A:これも出版社のヤル気の問題かと。「紙」版が売れなくなったら困りますし、「本屋」さんに気を使ってるんですよ。新聞社も自社の「新聞販売店」をつぶすわけにもいかないですから...。日経新聞の電子版が高いのもそのためなんでしょうね。

Q:ソニー「リーダー」とシャープ「ガラパゴス」、買うならどっちがいいのか?
A:「リーダー」は本体価格が2万円~、「ガラパゴス」は3万9800円~です。文字の「本」が好きな人は「リーダー」。目が疲れづらいです。雑誌や新聞、映画なども含め何でも見たい人は「ガラパゴス」かもしれません。

Q:今、電子書籍用の端末(電子ブックリーダー)を買うべきか?
A:人に見せびらかして自慢したいならぜひ今すぐどうぞ。
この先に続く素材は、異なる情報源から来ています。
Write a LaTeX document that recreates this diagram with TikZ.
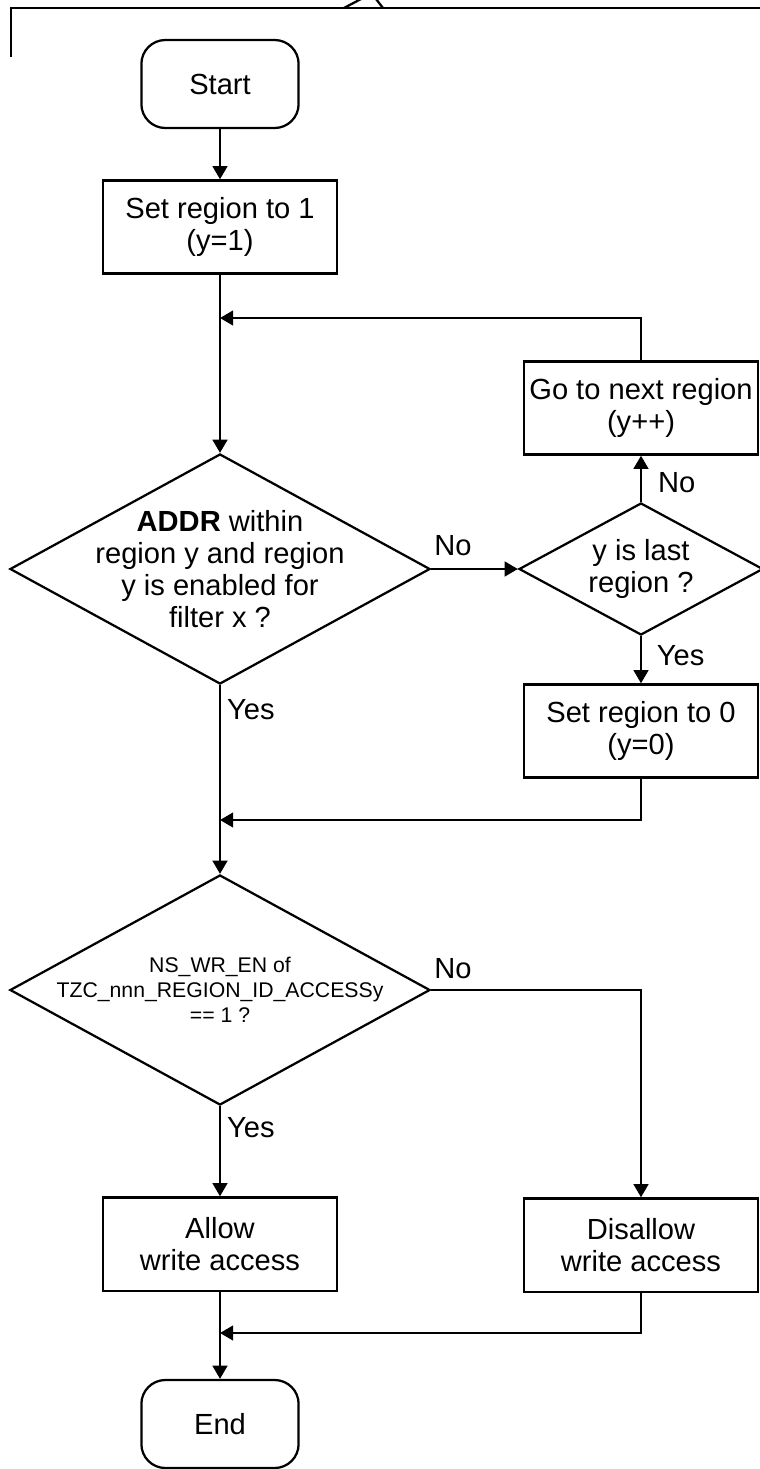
\documentclass[tikz,border=0pt]{standalone}
\usepackage{fontspec}
\setmainfont{Liberation Sans}
\usetikzlibrary{arrows.meta, shapes.geometric}

\begin{document}
\begin{tikzpicture}[%
        x = 0.025cm,
        y = -0.025cm,
        > = {Triangle[length = 0.33cm, width = 0.37cm]},
        line width = 1.6pt,
        font = \fontsize{20.7}{22.8}\selectfont,
        terminal/.style = {%
            draw,
            rounded corners = 0.6cm,
            minimum width = 3.93cm,
            minimum height = 2.2cm,
            inner sep = 0pt
        },
        process/.style = {%
            draw,
            align = center,
            minimum width = 5.85cm,
            minimum height = 2.33cm,
            inner sep = 0pt
        },
        decision/.style = {%
            draw,
            diamond,
            inner sep = 0pt,
            minimum width = 10.5cm,
            minimum height = 5.75cm
        },
        answer/.style = {inner sep = 0pt},
        small/.style = {font = \fontsize{15.1}{17.8}\selectfont}
    ]

        % Page size of the reference.
        \useasboundingbox (0, 0) rectangle (760, 1469);

        % Cut-off frame at the top.
        \draw (11, 57) -- (11, 8) -- (760, 8);
        \draw (344, 8) -- (361, -1);
        \draw (383, 8) -- (376, -1);

        % Boxes of the flow chart:
        \node[terminal] (start) at (220, 84) {Start};
        \node[process] (setone) at (220, 227) {Set region to 1\\(y=1)};
        \node[decision, label = {[align = center]center:\textbf{ADDR} within\\region y and region\\y is enabled for\\filter x ?}]
            (addr) at (220, 569) {};
        \node[decision, minimum width = 6.1cm, minimum height = 3.3cm,
              label = {[align = center]center:y is last\\region ?}]
            (last) at (641, 569) {};
        \node[process] (next) at (641, 408) {Go to next region\\(y++)};
        \node[process] (setzero) at (641, 731) {Set region to 0\\(y=0)};
        \node[decision, label = {[align = center, small]center:NS\_WR\_EN of\\TZC\_nnn\_REGION\_ID\_ACCESSy\\== 1 ?}]
            (nswr) at (220, 990) {};
        \node[process] (allow) at (220, 1244) {Allow\\write access};
        \node[process] (disallow) at (641, 1245) {Disallow\\write access};
        \node[terminal] (stop) at (220, 1424) {End};

        % Points where the side paths meet the main line.
        \coordinate (loop) at (220, 318);
        \coordinate (merge) at (220, 820);
        \coordinate (join) at (220, 1333);

        % Main line:
        \draw[->] (start) -- (setone);
        \draw[->] (setone) -- (addr.north);
        \draw[->] (addr.south)
            node[answer, anchor = north west, shift = {(0.15cm, -0.33cm)}] (yesaddr) {Yes}
            -- (nswr.north);
        \draw[->] (nswr.south)
            node[answer, anchor = north west, shift = {(0.15cm, -0.25cm)}] (yesnswr) {Yes}
            -- (allow.north);
        \draw[->] (allow) -- (stop);

        % Side paths:
        \draw[->] (addr.east)
            node[answer, anchor = south west, shift = {(0.05cm, 0.3cm)}] (noaddr) {No}
            -- (last.west);
        \draw[->] (last.north)
            node[answer, anchor = south west, shift = {(0.4cm, 0.2cm)}] (nolast) {No}
            -- (next.south);
        \draw[->] (last.south)
            node[answer, anchor = north west, shift = {(0.37cm, -0.2cm)}] (yeslast) {Yes}
            -- (setzero.north);
        \draw[->] (next.north) |- (loop);
        \draw[->] (setzero.south) |- (merge);
        \draw[->] (nswr.east)
            node[answer, anchor = south west, shift = {(0.05cm, 0.25cm)}] (nonswr) {No}
            -| (disallow.north);
        \draw[->] (disallow.south) |- (join);
    \end{tikzpicture}
\end{document}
本当に電子で「読書」を楽しみたいならやめたほうがいいではないでしょうか。今回発売された「リーダー」はインターネットにさえつながりません(そのうちネット対応版が出ます)。なにより、3万冊の有料「古本」を突き付けられても......。ちなみに今お持ちのスマートフォンや携帯(もちろんPCも)でも十分に電子書籍は読めます。
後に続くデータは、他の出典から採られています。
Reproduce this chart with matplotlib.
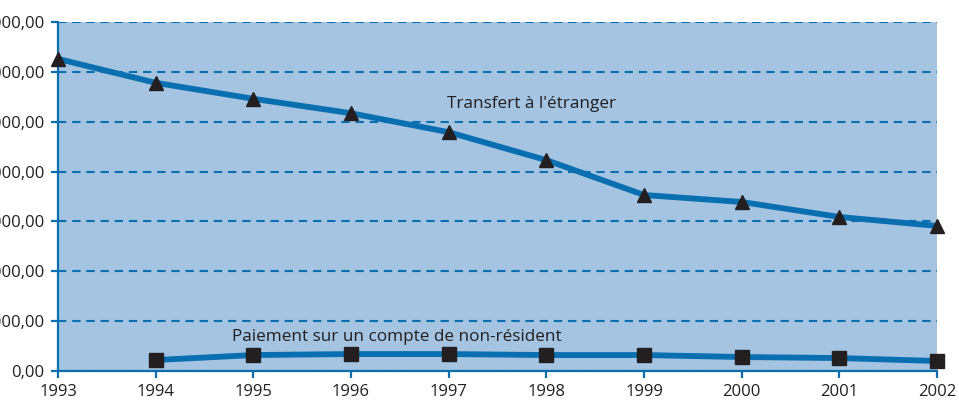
import matplotlib
matplotlib.use("Agg")
import matplotlib.pyplot as plt
from matplotlib.ticker import FuncFormatter, MultipleLocator

annees = [1993, 1994, 1995, 1996, 1997, 1998, 1999, 2000, 2001, 2002]
transfert = [6260, 5780, 5460, 5170, 4790, 4230, 3530, 3390, 3090, 2910]
annees_paiement = [1994, 1995, 1996, 1997, 1998, 1999, 2000, 2001, 2002]
paiement = [220, 320, 340, 340, 320, 320, 280, 260, 200]

BLEU = "#0a6fb0"
FOND = "#a4c4e1"
TEXTE = "#231f20"

plt.rcParams["font.family"] = ["Open Sans", "DejaVu Sans"]


def fmt_fr(v, pos):
    s = f"{v:,.2f}"
    return s.replace(",", " ").replace(".", ",")


fig = plt.figure(figsize=(9.59, 4.03), dpi=100)
ax = fig.add_axes([58 / 959, 32 / 403, 879 / 959, 349 / 403])
ax.set_facecolor(FOND)

ax.plot(annees, transfert, color=BLEU, linewidth=4.2, zorder=3, clip_on=False,
        solid_capstyle="butt")
ax.plot(annees, transfert, linestyle="none", marker="^", markersize=10,
        color=TEXTE, zorder=4, clip_on=False)
ax.plot(annees_paiement, paiement, color=BLEU, linewidth=4.2, zorder=3,
        clip_on=False, solid_capstyle="butt")
ax.plot(annees_paiement, paiement, linestyle="none", marker="s", markersize=10.5,
        color=TEXTE, zorder=4, clip_on=False)

ax.text(1996.98, 5350, "Transfert à l'étranger", fontsize=12.3, color=TEXTE,
        va="center", ha="left")
ax.text(1994.78, 690, "Paiement sur un compte de non-résident", fontsize=12.3,
        color=TEXTE, va="center", ha="left")

ax.set_xlim(1993, 2002)
ax.set_ylim(0, 7000)
ax.set_xticks(annees)
ax.yaxis.set_major_locator(MultipleLocator(1000))
ax.yaxis.set_major_formatter(FuncFormatter(fmt_fr))

ax.grid(axis="y", color=BLEU, linestyle=(0, (4, 2.8)), linewidth=1.5,
        zorder=1)
ax.set_axisbelow(True)

for side in ("top", "right"):
    ax.spines[side].set_visible(False)
for side in ("left", "bottom"):
    ax.spines[side].set_color(BLEU)
    ax.spines[side].set_linewidth(1.6)

ax.tick_params(axis="both", colors=BLEU, width=1.6, length=5,
               labelcolor=TEXTE, labelsize=12)
ax.tick_params(axis="y", pad=5)
ax.tick_params(axis="x", pad=4)

fig.savefig("out.png", dpi=100)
Q:アマゾンの「キンドル」はいつ日本で発売するの? アップルもいつになったら日本語の本を売り始めるの?
A:そんなの日本で明確に答えられる人はいないかと。一つ言えるのはここは日本ですから、アメリカのように物事はそう簡単には進まず、出版社の抵抗もあって、「本が思うように集まっていない」ともささやかれています。それでも来年(2011年)には、そろそろお越しになると思うんですが。

 以上です。つい長くなってしまいました...。この分野にご興味がありましたら、そのうち、また続編を書く、かもしれません。

 で、今日の写真です。
 上のiPhone(アイフォーン※大手マスコミ風の振り仮名です。口語では「アイフォン」なのに某ドアホン会社の登録商標があるので無理に「フォーン」と伸ばしている、少し笑えますね)に入った拙著の写真、群馬県のMさんからご提供いただきました。「自力」(自炊と呼ばれています)で本をスキャンし、iPhoneでお読み頂いているとのこと。本当に嬉しい限りです。最近、こういう形で紙の本をスキャンして電子版を自作するのが一部で流行しています。これは出版社などの動きが遅いということの現れかもしれませんね。
 下の写真はシャープの「ガラパゴス」で週刊誌を読んでいる写真です。確かにこれなら満員電車でも読めるから便利!かもしれません。だけど、携帯電話のほかにこれをもう一台持つのは面倒な気もします。ソフトバンクからも似たような形の「ガラパゴス」(3D対応が余計ですが)が出ますので、携帯電話と兼用の機種にしたほうがいいかもしれません。